# koni bumpstops.....again.....



## azkicker0027 (May 31, 2002)

few things i need to know, what are the koni part numbers for the front and rear bumpstops??? and do you really need to trim any of those??? and they don't have any dust shield, right???
and yes, i have searched, yet not found, even motivational doesn't even have the part numbers on their site, no offense meant though.........just looking for answers.....


----------



## azkicker0027 (May 31, 2002)

almost forgot, it's for a b14, 1.6 200sx se.....


----------



## zeno (Sep 17, 2002)

I'm not sure about the part number but you don't have to cut them and no, they don't come w/ the dust cover. What I did is to cut the old bumpstops off and used the stock dust covers. 

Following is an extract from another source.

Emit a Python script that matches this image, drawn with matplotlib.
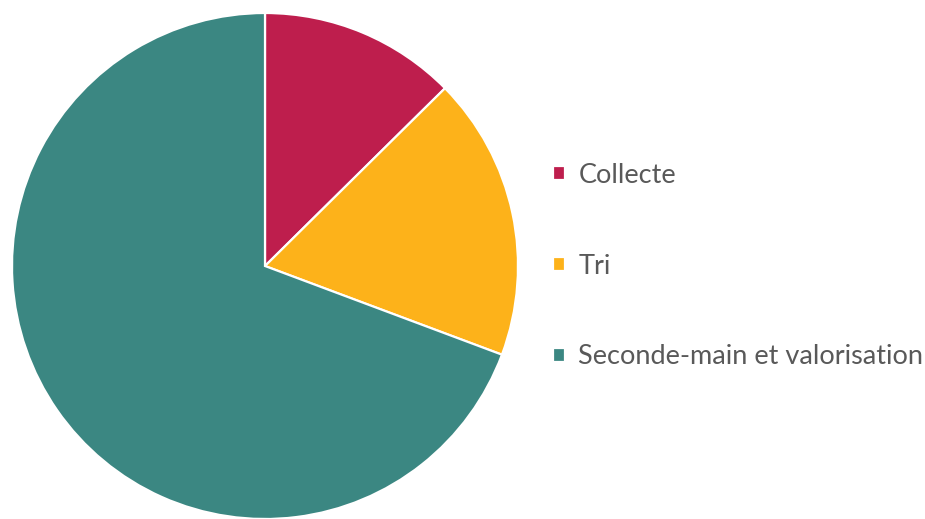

btw, KYB also makes dust boots.


----------



## azkicker0027 (May 31, 2002)

i saw that at tirerack, but it's for oem fitment and would require cutting, though salvaging the dust boot is a good idea.....


----------



## azkicker0027 (May 31, 2002)

koni bumpstop part numbers anyone??? i'm still looking and not finding, need help......


----------



## nitestridar (Jun 29, 2002)

buy them from www.motivational.net


----------



## azkicker0027 (May 31, 2002)

trying to shop around to get a good deal and to receive them faster too, i mean, it's not that i don't support motivational, i'm just looking for alternatives to shop around...............


----------



## azkicker0027 (May 31, 2002)

and having options is a good thing, right?? so are alternatives and such, cause to be honest, there has to be more than one source for these bumpstops.......and still looking for part numbers......


----------



## azkicker0027 (May 31, 2002)

still looking, not finding.......still needing help........mods??help......please......anyone??......


----------



## PatScottAKA99XE (Apr 30, 2002)

Why dont you call/email Koni.


----------



## azkicker0027 (May 31, 2002)

just installed oem bumpstops today, but still looking for the part numbers though.......


----------



## myoung (Apr 15, 2002)

Save yourself all this hassle, Buy them from Motivational. You won't find them cheaper anywhere else


----------



## Slayer2003 (Jun 4, 2003)

www.google.com

all the best things can be found there. where do ya think i found this place


----------